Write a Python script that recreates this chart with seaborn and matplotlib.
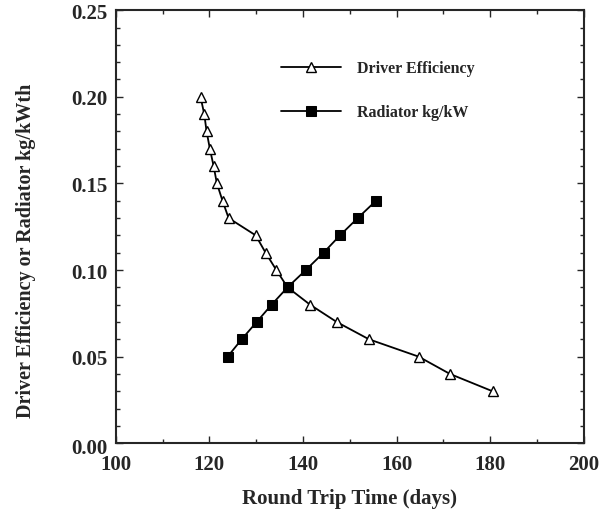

==

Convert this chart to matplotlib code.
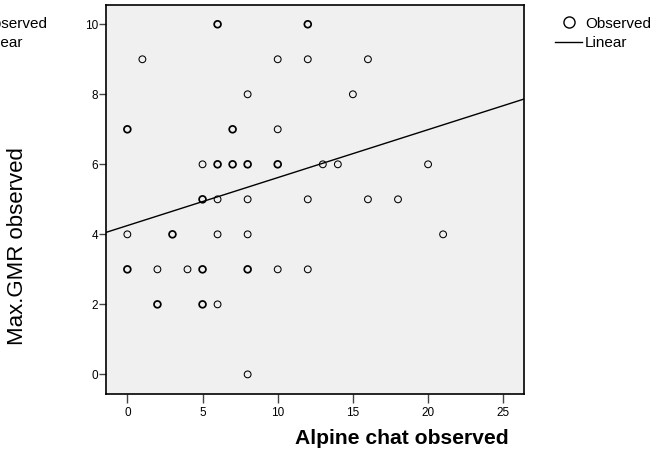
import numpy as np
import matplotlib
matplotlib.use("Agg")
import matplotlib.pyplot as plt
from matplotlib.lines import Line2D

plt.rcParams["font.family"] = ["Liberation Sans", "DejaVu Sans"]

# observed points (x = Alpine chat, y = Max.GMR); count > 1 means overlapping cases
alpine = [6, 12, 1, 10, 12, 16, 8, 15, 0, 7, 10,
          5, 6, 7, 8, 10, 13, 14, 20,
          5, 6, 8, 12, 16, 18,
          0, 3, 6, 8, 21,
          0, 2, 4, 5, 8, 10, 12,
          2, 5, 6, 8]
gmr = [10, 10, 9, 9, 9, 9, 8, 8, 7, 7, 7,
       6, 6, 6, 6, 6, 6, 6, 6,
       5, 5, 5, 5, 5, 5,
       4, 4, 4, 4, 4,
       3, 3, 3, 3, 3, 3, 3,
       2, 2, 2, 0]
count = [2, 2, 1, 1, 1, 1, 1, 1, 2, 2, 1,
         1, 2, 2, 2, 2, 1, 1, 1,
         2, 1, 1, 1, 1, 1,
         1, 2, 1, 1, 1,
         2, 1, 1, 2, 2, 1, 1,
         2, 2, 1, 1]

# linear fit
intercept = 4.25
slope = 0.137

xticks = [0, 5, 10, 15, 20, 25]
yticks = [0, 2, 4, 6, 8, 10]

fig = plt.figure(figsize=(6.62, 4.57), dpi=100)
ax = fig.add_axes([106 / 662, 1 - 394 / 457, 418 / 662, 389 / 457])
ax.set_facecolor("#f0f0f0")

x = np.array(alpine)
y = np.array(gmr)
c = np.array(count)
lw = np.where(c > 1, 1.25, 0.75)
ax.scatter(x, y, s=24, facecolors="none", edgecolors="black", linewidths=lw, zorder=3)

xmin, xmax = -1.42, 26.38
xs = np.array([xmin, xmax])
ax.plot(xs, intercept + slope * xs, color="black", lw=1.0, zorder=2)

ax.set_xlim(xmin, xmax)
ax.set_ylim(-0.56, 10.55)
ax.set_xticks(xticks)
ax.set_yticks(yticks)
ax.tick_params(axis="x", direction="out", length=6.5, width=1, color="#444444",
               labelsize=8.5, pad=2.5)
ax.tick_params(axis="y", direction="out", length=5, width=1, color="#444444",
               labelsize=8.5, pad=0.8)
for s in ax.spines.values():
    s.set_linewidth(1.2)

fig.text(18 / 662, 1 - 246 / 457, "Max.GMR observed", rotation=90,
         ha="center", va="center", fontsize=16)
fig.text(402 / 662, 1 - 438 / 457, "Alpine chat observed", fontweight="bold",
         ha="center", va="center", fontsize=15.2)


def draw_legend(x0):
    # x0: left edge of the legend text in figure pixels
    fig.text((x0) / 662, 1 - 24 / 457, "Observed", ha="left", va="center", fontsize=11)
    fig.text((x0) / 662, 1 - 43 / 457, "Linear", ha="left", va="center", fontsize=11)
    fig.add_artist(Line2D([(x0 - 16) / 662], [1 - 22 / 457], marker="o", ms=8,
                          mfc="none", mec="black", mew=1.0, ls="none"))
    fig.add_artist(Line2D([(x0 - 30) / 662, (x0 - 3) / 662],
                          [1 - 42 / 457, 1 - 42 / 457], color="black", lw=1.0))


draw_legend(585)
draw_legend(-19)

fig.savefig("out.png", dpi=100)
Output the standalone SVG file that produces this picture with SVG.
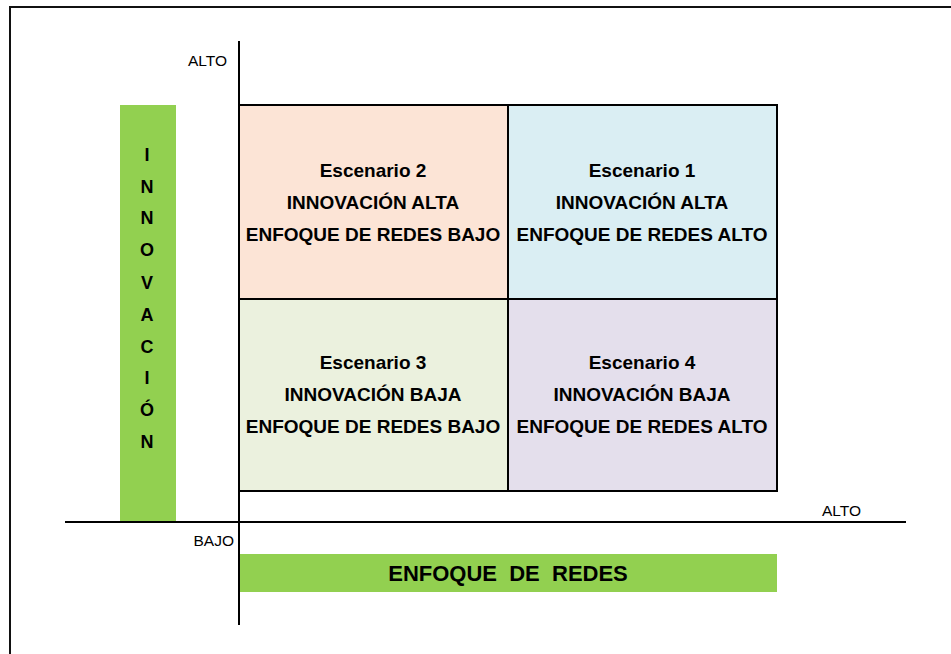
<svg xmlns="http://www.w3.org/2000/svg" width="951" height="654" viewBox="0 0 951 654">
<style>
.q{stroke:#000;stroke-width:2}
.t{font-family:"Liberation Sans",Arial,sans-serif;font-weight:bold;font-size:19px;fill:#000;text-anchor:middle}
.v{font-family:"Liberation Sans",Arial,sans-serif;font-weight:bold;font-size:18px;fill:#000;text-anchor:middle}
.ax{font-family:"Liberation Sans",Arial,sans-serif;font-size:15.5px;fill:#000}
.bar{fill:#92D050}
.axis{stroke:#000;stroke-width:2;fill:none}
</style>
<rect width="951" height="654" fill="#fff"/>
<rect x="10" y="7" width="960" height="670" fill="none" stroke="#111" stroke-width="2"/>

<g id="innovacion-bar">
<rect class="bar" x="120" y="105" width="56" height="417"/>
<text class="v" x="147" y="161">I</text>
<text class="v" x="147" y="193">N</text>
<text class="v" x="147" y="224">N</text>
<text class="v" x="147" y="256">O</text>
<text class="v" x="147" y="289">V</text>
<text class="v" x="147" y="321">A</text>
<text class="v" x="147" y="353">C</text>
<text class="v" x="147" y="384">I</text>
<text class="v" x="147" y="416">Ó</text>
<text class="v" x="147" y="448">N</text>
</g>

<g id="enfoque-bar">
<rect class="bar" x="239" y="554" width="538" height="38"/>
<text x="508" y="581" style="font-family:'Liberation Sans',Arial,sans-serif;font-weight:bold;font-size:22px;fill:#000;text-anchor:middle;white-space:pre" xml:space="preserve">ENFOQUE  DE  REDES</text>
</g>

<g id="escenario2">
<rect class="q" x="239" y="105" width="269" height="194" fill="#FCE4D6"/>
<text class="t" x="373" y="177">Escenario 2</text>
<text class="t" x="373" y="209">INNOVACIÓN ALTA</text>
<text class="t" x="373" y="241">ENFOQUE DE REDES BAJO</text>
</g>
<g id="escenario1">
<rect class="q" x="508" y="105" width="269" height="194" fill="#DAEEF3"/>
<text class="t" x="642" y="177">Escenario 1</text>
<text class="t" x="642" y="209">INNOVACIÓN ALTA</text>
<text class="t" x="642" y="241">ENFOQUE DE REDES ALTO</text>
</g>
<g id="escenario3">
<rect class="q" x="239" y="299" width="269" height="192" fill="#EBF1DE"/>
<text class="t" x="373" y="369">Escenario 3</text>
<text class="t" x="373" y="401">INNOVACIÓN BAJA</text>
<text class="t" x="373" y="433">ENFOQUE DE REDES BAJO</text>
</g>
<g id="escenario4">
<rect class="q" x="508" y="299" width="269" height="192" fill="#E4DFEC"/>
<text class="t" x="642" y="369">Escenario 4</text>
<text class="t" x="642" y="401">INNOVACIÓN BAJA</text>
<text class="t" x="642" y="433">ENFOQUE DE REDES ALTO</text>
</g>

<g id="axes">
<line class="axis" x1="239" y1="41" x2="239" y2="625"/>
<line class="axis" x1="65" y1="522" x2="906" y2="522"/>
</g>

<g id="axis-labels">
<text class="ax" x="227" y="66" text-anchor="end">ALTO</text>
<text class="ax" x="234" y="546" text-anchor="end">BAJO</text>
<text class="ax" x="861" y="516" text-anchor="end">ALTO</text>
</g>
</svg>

==

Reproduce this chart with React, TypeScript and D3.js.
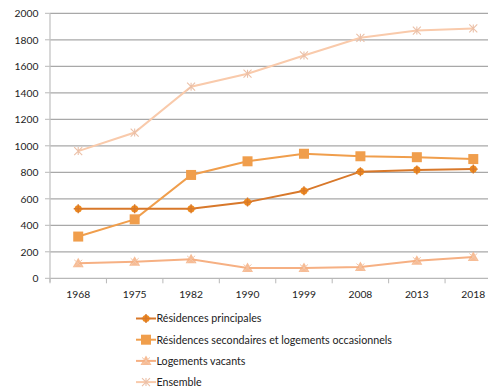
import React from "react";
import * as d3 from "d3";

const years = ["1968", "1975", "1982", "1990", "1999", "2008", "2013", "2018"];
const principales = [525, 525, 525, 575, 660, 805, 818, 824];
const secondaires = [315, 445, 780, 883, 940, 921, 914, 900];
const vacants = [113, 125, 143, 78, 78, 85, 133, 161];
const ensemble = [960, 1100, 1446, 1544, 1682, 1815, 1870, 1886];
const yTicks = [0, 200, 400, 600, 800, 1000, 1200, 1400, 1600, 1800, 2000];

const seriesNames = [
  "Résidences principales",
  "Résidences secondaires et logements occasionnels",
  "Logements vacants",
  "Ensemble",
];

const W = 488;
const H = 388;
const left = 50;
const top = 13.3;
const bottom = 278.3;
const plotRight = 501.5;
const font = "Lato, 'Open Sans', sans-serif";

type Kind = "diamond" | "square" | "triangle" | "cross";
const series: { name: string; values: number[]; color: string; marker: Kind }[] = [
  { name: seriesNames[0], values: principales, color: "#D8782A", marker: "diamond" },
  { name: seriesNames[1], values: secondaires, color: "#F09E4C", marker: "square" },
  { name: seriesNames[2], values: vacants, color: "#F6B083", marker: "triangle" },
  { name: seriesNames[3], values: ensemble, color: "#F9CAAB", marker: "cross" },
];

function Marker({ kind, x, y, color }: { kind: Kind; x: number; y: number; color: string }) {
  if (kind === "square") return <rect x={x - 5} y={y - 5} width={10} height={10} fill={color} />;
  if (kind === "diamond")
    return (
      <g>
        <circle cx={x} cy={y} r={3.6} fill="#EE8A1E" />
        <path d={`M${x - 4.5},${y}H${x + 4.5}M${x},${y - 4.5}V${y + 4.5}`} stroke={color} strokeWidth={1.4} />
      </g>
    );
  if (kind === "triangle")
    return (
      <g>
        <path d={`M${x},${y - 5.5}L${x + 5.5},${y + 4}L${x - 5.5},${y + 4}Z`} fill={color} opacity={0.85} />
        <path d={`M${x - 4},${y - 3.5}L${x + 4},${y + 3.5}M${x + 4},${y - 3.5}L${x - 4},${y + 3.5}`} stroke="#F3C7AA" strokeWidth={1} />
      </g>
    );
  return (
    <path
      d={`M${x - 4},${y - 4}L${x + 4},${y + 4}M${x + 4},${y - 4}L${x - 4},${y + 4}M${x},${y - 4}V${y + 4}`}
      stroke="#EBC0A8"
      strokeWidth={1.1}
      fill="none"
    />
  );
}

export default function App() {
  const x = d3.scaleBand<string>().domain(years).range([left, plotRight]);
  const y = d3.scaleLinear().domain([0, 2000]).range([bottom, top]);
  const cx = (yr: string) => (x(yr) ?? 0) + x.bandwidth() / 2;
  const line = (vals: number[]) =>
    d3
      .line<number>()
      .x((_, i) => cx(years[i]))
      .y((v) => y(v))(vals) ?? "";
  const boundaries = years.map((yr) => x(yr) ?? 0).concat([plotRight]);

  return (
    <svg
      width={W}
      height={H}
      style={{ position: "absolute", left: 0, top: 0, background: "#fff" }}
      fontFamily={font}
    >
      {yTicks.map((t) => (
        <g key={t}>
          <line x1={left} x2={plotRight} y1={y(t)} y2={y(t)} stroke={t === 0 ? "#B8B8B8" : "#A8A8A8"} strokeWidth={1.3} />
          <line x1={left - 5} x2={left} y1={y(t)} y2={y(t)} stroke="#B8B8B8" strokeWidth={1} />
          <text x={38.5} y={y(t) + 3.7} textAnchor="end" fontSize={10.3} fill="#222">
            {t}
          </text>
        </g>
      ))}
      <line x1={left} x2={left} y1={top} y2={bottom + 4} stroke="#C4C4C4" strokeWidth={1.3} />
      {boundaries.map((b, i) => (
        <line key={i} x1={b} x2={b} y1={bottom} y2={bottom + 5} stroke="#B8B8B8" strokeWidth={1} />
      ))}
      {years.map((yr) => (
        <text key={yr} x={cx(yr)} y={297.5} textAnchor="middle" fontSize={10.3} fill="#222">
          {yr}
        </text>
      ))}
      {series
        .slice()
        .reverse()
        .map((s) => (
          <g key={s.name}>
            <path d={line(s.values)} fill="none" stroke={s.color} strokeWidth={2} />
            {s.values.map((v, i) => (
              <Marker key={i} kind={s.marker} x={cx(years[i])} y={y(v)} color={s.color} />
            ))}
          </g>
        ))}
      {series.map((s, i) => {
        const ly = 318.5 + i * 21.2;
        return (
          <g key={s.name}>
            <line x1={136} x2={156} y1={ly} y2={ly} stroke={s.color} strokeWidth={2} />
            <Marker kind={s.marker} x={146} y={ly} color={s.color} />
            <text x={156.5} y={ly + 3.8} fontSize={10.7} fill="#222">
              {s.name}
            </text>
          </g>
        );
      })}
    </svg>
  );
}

**Required task**. Above are some records. Output exactly the lines from the one that contains "Reproduce this chart" to the one that contains "import * as", keeping both, and omit the pictures.

**Full answer**.
Reproduce this chart with React, TypeScript and D3.js.
import React from "react";
import * as d3 from "d3";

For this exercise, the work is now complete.